Bank of America Corp., the largest U.S. bank by assets, reported a second straight quarterly loss after writing down the value of its limping mortgage business.

Bank of America's Merrill Lynch businesses -- including retail brokerage and investment banking -- were profitable but did not make enough money to overcome the bank's massive losses from mortgages.

As the financial crisis was ramping up, then Chief Executive Kenneth Lewis bought Countrywide Financial Inc for $4.2 billion. Current CEO Brian Moynihan is still coping with the aftermath.

In the fourth quarter, the bank took a writedown of $2 billion to recognize the declining value of Countrywide. The bank also set aside $4.1 billion for legal costs linked to home loans it is buying back from investors, or is likely to buy back.

"Countrywide is still hurting them and it will continue to. It's like a tooth being pulled -- it's only going to feel good when it's done," said Matt McCormick, portfolio manager at Bahl & Gaynor Investment Counsel Inc in Cincinnati, which does not own Bank of America shares.

Bank of America's home loan business has lost more than $12 billion since the beginning of 2009. Chief Financial Officer Charles Noski said on a conference call that the bank may have to set aside another $7 billion to $10 billion to cover legal settlements with mortgage investors.

CEO Moynihan, speaking on financial news network CNBC, said the U.S. housing market would continue to bump along the bottom, and the banking industry would be dealing with related problems for years to come.

Mortgages are hurting the bank, but financial regulation could also weigh on future results, bank officials said. Noski said a new law limiting the fees that big banks can charge merchants for processing debit card transactions could cost Bank of America about $1 billion of revenue starting in the second half of 2011.

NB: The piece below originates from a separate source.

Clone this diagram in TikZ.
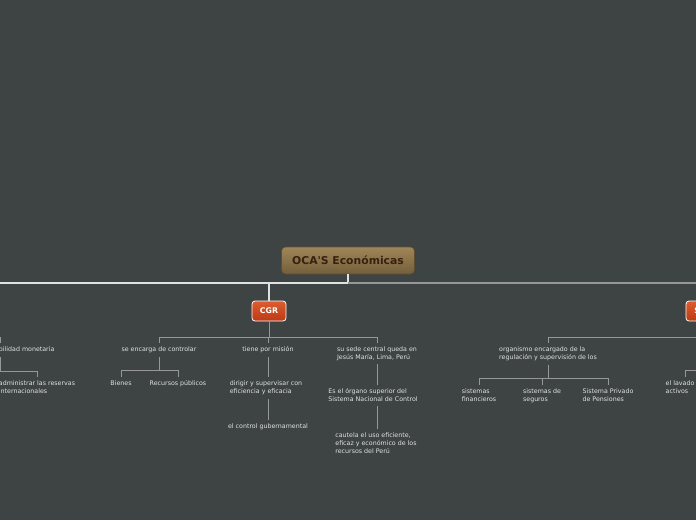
\documentclass[tikz,border=0pt]{standalone}
\usepackage{fontspec}
\setmainfont{DejaVu Sans}
\usetikzlibrary{calc}

\definecolor{fondo}{RGB}{62,67,67}
\definecolor{textogris}{RGB}{226,226,226}
\definecolor{lineagris}{RGB}{150,152,152}
\definecolor{lineaclara}{RGB}{225,225,225}
\definecolor{cafearriba}{RGB}{160,134,88}
\definecolor{cafeabajo}{RGB}{116,95,60}
\definecolor{cafeborde}{RGB}{95,78,48}
\definecolor{cafetexto}{RGB}{58,32,16}
\definecolor{rojoarriba}{RGB}{222,92,46}
\definecolor{rojoabajo}{RGB}{188,58,22}

\begin{document}
\begin{tikzpicture}[x=1pt,y=-1pt,
    texto/.style={text=textogris,font=\fontsize{6.3}{8}\selectfont,align=left,inner xsep=1.5pt,inner ysep=3.5pt,anchor=north},
    linea/.style={draw=lineagris,line width=1pt},
    lineamain/.style={draw=lineaclara,line width=1.2pt},
    lineamaingris/.style={draw=lineagris,line width=1.2pt},
    rama/.style={draw=white,line width=0.8pt,rounded corners=3pt,top color=rojoarriba,bottom color=rojoabajo,
      text=white,font=\fontsize{7.8}{9}\bfseries,minimum width=34pt,minimum height=20pt,inner sep=0pt}]
  %%%%% FONDO %%%%%
  \useasboundingbox (0,0) rectangle (696,520);
  \clip (0,0) rectangle (696,520);
  \fill[fondo] (0,0) rectangle (696,520);

  %%%%% NODOS %%%%%
  \node[draw=cafeborde,line width=0.6pt,rounded corners=4pt,top color=cafearriba,bottom color=cafeabajo,
    text=cafetexto,font=\fontsize{10.8}{12}\bfseries,minimum width=133pt,minimum height=27pt,inner sep=0pt]
    (titulo) at (348,260.5) {OCA\textquotesingle S Económicas};
  \node[rama] (cgr) at (269,311) {CGR};
  \node[rama] (sbs) at (703,311) {SBS};

  % rama izquierda
  \node[texto,align=center] (preservar) at (0,343) {preservar la estabilidad monetaria};
  \node[texto] (administrar) at (37,377) {administrar las reservas\\internacionales};

  % CGR
  \node[texto] (controlar) at (159,343) {se encarga de controlar};
  \node[texto] (bienes) at (121,377) {Bienes};
  \node[texto] (recursos) at (178,377) {Recursos públicos};
  \node[texto] (mision) at (268,343) {tiene por misión};
  \node[texto] (dirigir) at (266,377) {dirigir y supervisar con\\eficiencia y eficacia};
  \node[texto] (gubernamental) at (268,420) {el control gubernamental};
  \node[texto] (sede) at (377,343) {su sede central queda en\\Jesús María, Lima, Perú};
  \node[texto] (organo) at (373,385) {Es el órgano superior del\\Sistema Nacional de Control};
  \node[texto] (cautela) at (376,429) {cautela el uso eficiente,\\eficaz y económico de los\\recursos del Perú};

  % SBS
  \node[texto] (organismo) at (548,343) {organismo encargado de la\\regulación y supervisión de los};
  \node[texto] (financieros) at (479,385) {sistemas\\financieros};
  \node[texto] (seguros) at (542,385) {sistemas de\\seguros};
  \node[texto] (privado) at (608,385) {Sistema Privado\\de Pensiones};
  \node[texto] (lavado) at (685,377) {el lavado de\\activos};

  %%%%% CONECTORES %%%%%
  \coordinate (bordeizq) at (-10,283);
  \coordinate (bordeder) at (706,283);
  \draw[lineamain] (titulo.south) -- (titulo.south |- 0,283);
  \draw[lineamain] (bordeizq) -- (titulo.south |- 0,283);
  \draw[lineamaingris] (titulo.south |- 0,283) -- (bordeder);
  \draw[lineamain] (cgr.north) -- (cgr.north |- 0,283);
  \draw[lineamaingris] (sbs.north) -- (sbs.north |- 0,283);

  \coordinate (busizq) at (-20,337);
  \coordinate (busizq2) at (-20,371);
  \draw[linea] (busizq) -| (preservar.north);
  \draw[linea] (preservar.south) -- (preservar.south |- 0,371) -| (administrar.north);
  \draw[linea] (preservar.south |- 0,371) -- (busizq2);

  \draw[linea] (cgr.south) -- (cgr.south |- 0,337) -| (controlar.north);
  \draw[linea] (cgr.south |- 0,337) -| (mision.north);
  \draw[linea] (cgr.south |- 0,337) -| (sede.north);
  \draw[linea] (controlar.south) -- (controlar.south |- 0,370) -| (bienes.north);
  \draw[linea] (controlar.south |- 0,370) -| (recursos.north);
  \draw[linea] (mision.south) -- (mision.south |- dirigir.north);
  \draw[linea] (mision.south |- dirigir.south) -- (mision.south |- gubernamental.north);
  \draw[linea] (sede.south) -- (sede.south |- organo.north);
  \draw[linea] (sede.south |- organo.south) -- (sede.south |- cautela.north);

  \coordinate (busder) at (720,370);
  \draw[linea] (sbs.south) -- (sbs.south |- 0,337) -| (organismo.north);
  \draw[linea] (organismo.south) -- (organismo.south |- 0,378) -| (financieros.north);
  \draw[linea] (organismo.south |- 0,378) -| (seguros.north);
  \draw[linea] (organismo.south |- 0,378) -| (privado.north);
  \draw[linea] (busder) -| (lavado.north);
\end{tikzpicture}
\end{document}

The bank has suffered from its Countrywide purchase, but its acquisition of Merrill Lynch has helped. Bank of America's global banking and markets unit, combined with its global wealth and investment management arm, which includes Merrill Lynch's investment bank operations and retail brokerage, earned $1.06 billion in the fourth quarter.

"Merrill worked out much better than you would have thought," said Mike Holland, founder of Holland & Co, which oversees more than $4 billion of assets.

Bank of America shares were up 0.3 percent to $14.58 in early trading.

Charges weigh

The fourth quarter was the second straight to include large one-time charges for the bank, and pushed it to a second straight quarterly loss after two consecutive quarterly profits for first-year CEO Moynihan.

In the third quarter, the bank reported a $10 billion writedown of its cards business due to new curbs on debit card fees banks can charge merchants.

Moynihan is trying to turn around a bank cobbled together by Lewis primarily through acquisitions over the last decade. Moynihan is a former FleetBoston executive, a bank that BofA bought in 2003.

BofA's most profitable division in the fourth quarter, its cards unit, was built mainly by the purchase of Delaware-based credit card giant MBNA Corp in 2005 for $35 billion.

While the bank's credit costs continue to shrink -- nonperforming loans declined 8.6 percent from a year earlier to $32.6 billion in the fourth quarter -- revenue is also declining.

Total revenue fell 11 percent to $22.7 billion, the third straight quarterly decline.

Despite the shrinking revenue, the bank posted loan growth of 0.7 percent compared with the third quarter, rising to $940 billion.

The bank reported a fourth-quarter shareholder loss of $1.57 billion, or 16 cents a share, compared with a loss of $5.2 billion, or 60 cents a share, a year earlier.

Excluding the mortgage business writedown, the bank earned $756 million, or 4 cents per share.

Analysts had expected earnings of 14 cents per share, according to Thomson Reuters I/B/E/S.

The year-earlier results included a one-time charge of $4 billion related to the Troubled Asset Relief Program.